For the Salsburys, who live in Santa Barbara, California, the discovery offers comfort to their two surviving children, their 15-year-old son and their seven-year-old daughter, who can now use genetic and prenatal testing to make sure they do not suffer the same fate.

"Our son has seen three of his sisters die," said Mr Salsbury. "We told him the other evening that when you get married and want kids, you will not have to wonder or worry 'are my kids going to die too?' "

It is still a mystery why two of the Salsbury's five children have not been struck down by VWM and so far they have not been tested to see if they are at risk. Having gone "as low as any family can probably get, three times", the discovery has helped the Salsburys to heal, his wife added. "We finally know what took the lives of our daughters."

The mysterious disease struck their second child, Stephanie, in 1993. At three months, she began to suffer seizures. Five months later, despite endless tests, she lapsed into a coma and died. Mrs Salsbury gave birth to Jennifer in 1995. Three months later she developed the same symptoms. Knowing that nothing could be done, the family refused intensive care. "We wanted to keep our baby at home and comfortable and love her for as long as we could," Mrs Salsbury said.

Studies have shown that the decline is triggered by a fever or a bang on the head. It can take anything between a few days to a few months for the disease to claim the victim's life. In the case of their third daughter, Gracie-Sophia, symptoms appeared while the family was travelling from Switzerland, where Mr Salsbury was working as a banker, to Santa Barbara where Gracie-Sophia was to be baptised.

The planned celebration "became a funeral", said Mr Salsbury. She abandoned any thought of having a bigger family and donated the girls' organs for research.

They were kept abreast of progress by Dr Hugo Moser, an expert in genetic disorders of the nervous system at the Kennedy Krieger Institute in Baltimore. Dr Moser was the inspiration for the doctor played by Peter Ustinov in the film Lorenzo's Oil. "We knew samples went all over the world," said Mr Salsbury. "But years went by when we did not hear anything."

More clues came, however, from the Netherlands, where there was an unusually high incidence of VWM, affecting one in 40,000 people and scans revealed how the disease operated.

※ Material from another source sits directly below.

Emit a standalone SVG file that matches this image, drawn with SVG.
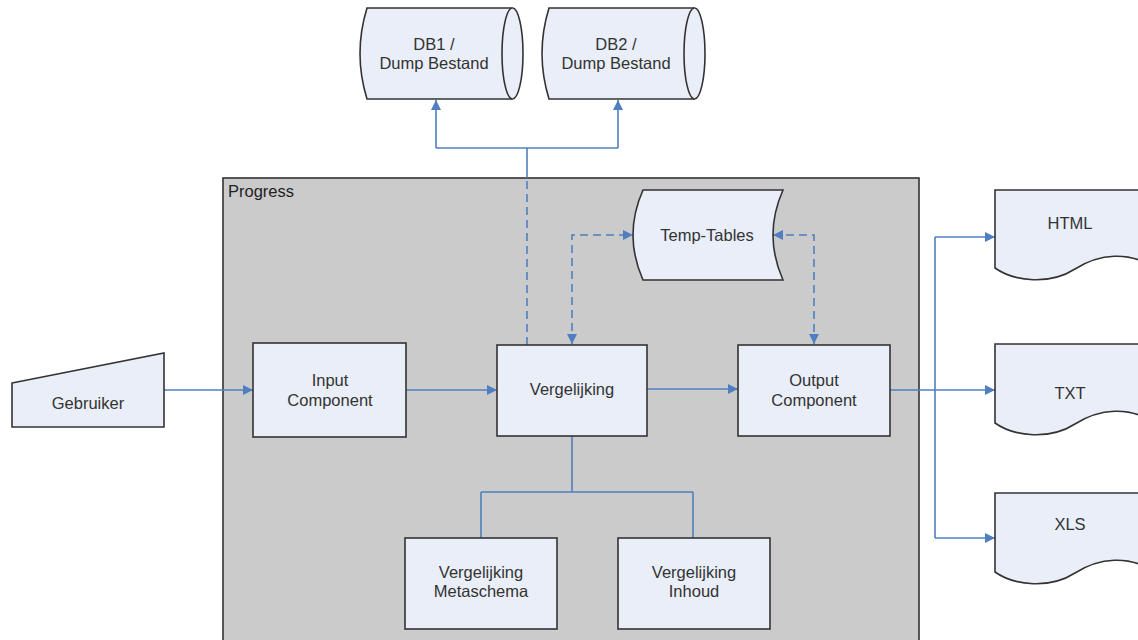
<svg xmlns="http://www.w3.org/2000/svg" width="1138" height="640" viewBox="0 0 1138 640">
  <style>
    .node { fill: #e9eef8; stroke: #333333; stroke-width: 1.6; }
    .label { font-family: "Liberation Sans", Arial, sans-serif; font-size: 16.5px; fill: #333333; text-anchor: middle; }
    .conn { fill: none; stroke: #4f7fc0; stroke-width: 1.6; }
    .dash { stroke-dasharray: 8 5; }
  </style>
  <defs>
    <marker id="arrow" viewBox="0 0 10 10" refX="10" refY="5" markerWidth="12" markerHeight="10" markerUnits="userSpaceOnUse" orient="auto-start-reverse">
      <path d="M0,0 L10,5 L0,10 Z" fill="#4f7fc0"/>
    </marker>
  </defs>

  <rect width="1138" height="640" fill="#ffffff"/>

  <!-- Progress container -->
  <g id="progress">
    <rect x="223" y="178" width="696" height="470" fill="#cbcbcb" stroke="#333333" stroke-width="1.6"/>
    <text x="228" y="197" font-family="'Liberation Sans', Arial, sans-serif" font-size="16.5" fill="#222222">Progress</text>
  </g>

  <!-- Connectors -->
  <g id="connectors">
    <path class="conn" d="M164,390 H253" marker-end="url(#arrow)"/>
    <path class="conn" d="M406,390 H497" marker-end="url(#arrow)"/>
    <path class="conn" d="M647,389 H738" marker-end="url(#arrow)"/>
    <!-- to databases -->
    <path class="conn dash" d="M527,345 V178"/>
    <path class="conn" d="M527,178 V148"/>
    <path class="conn" d="M436,148 H618"/>
    <path class="conn" d="M436,148 V100" marker-end="url(#arrow)"/>
    <path class="conn" d="M618,148 V100" marker-end="url(#arrow)"/>
    <!-- temp tables -->
    <path class="conn dash" d="M572,344 V235 H633" marker-start="url(#arrow)" marker-end="url(#arrow)"/>
    <path class="conn dash" d="M773,235 H814 V344" marker-start="url(#arrow)" marker-end="url(#arrow)"/>
    <!-- outputs -->
    <path class="conn" d="M890,390 H995" marker-end="url(#arrow)"/>
    <path class="conn" d="M935,237 V538"/>
    <path class="conn" d="M935,237 H995" marker-end="url(#arrow)"/>
    <path class="conn" d="M935,538 H995" marker-end="url(#arrow)"/>
    <!-- sub-comparisons -->
    <path class="conn" d="M572,436 V492 M481,492 H693 M481,492 V538 M693,492 V538"/>
  </g>

  <g id="db1">
    <path class="node" d="M367,8 H512.5 A10.5,45.5 0 0 1 512.5,99 H367 Q353,53.5 367,8 Z"/>
    <path class="node" fill="none" d="M512.5,8 A10.5,45.5 0 0 0 512.5,99"/>
    <text class="label" x="434" y="50">DB1 /</text>
    <text class="label" x="434" y="69">Dump Bestand</text>
  </g>

  <g id="db2">
    <path class="node" d="M549,8 H694.5 A10.5,45.5 0 0 1 694.5,99 H549 Q535,53.5 549,8 Z"/>
    <path class="node" fill="none" d="M694.5,8 A10.5,45.5 0 0 0 694.5,99"/>
    <text class="label" x="616" y="50">DB2 /</text>
    <text class="label" x="616" y="69">Dump Bestand</text>
  </g>

  <g id="temp-tables">
    <path class="node" d="M643,190 H783 Q763,235 783,280 H643 Q623,235 643,190 Z"/>
    <text class="label" x="707" y="241">Temp-Tables</text>
  </g>

  <g id="gebruiker">
    <path class="node" d="M12,383 L164,353 V427 H12 Z"/>
    <text class="label" x="88" y="409">Gebruiker</text>
  </g>

  <g id="input-component">
    <rect class="node" x="253" y="343" width="153" height="94"/>
    <text class="label" x="330" y="386">Input</text>
    <text class="label" x="330" y="406">Component</text>
  </g>

  <g id="vergelijking">
    <rect class="node" x="497" y="345" width="150" height="91"/>
    <text class="label" x="572" y="395">Vergelijking</text>
  </g>

  <g id="output-component">
    <rect class="node" x="738" y="345" width="152" height="91"/>
    <text class="label" x="814" y="386">Output</text>
    <text class="label" x="814" y="406">Component</text>
  </g>

  <g id="vergelijking-metaschema">
    <rect class="node" x="405" y="538" width="152" height="91"/>
    <text class="label" x="481" y="578">Vergelijking</text>
    <text class="label" x="481" y="597">Metaschema</text>
  </g>

  <g id="vergelijking-inhoud">
    <rect class="node" x="618" y="538" width="152" height="91"/>
    <text class="label" x="694" y="578">Vergelijking</text>
    <text class="label" x="694" y="597">Inhoud</text>
  </g>

  <g id="html">
    <path class="node" d="M995,190 H1150 V266 C1130,252 1100,253 1075,269 C1050,285 1015,282 995,268 Z"/>
    <text class="label" x="1070" y="229">HTML</text>
  </g>

  <g id="txt">
    <path class="node" d="M995,344 H1150 V421 C1130,407 1100,408 1075,424 C1050,440 1015,437 995,423 Z"/>
    <text class="label" x="1070" y="399">TXT</text>
  </g>

  <g id="xls">
    <path class="node" d="M995,493 H1150 V570 C1130,556 1100,557 1075,573 C1050,589 1015,586 995,572 Z"/>
    <text class="label" x="1070" y="530">XLS</text>
  </g>
</svg>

Eventually, Dr Moser told the Salsburys that the cause had been found by Prof Marjo van der Knaap of the Free University Medical Centre, Amsterdam, who deduced how cases, clustered in the eastern Netherlands, probably shared a common ancestor. "The cause was found much quicker than we could dream," said the couple.

Prof van der Knaap's discovery linked the disease to mutations in any of the five genes responsible for a protein called eIF2B. "Whichever gene is mutated, the resulting disease is the same: vanishing white matter," said Prof van der Knaap.

A tell-tale mutation was also found in the organs of Mr Salsbury's daughters. "Each single daughter gave science a new piece of knowledge," he said. Both Mr Salsbury and his wife carry the faulty gene.

The eIF2B protein works with many others that form a molecular machine to translate RNA into proteins. The brain seems more affected by defects in this machine than other parts of the body.

"No cell in the body survives without eIF2B activity, so it is quite surprising that mutated eIF2B leads to a brain disease, and not a whole body disease," said the Dutch professor. "There must be a certain rest activity of eIF2B for cells to survive and apparently the threshold for brain cells is higher."

This mechanism has never before been implicated in such a dramatic illness and is making scientists re-examine the importance of translation in other diseases. The British researcher Prof Christopher Proud, now at the University of British Columbia, Vancouver, said the discovery had "triggered wider excitement".

In the case of cancer, a drug under development called Rapamycin, targets a protein involved in translation. In the long run it may be possible to develop similar drugs to help VWM patients too. The Salsburys have set up a charity to back this research, the Three Little Angels Pediatric Neurological Foundation.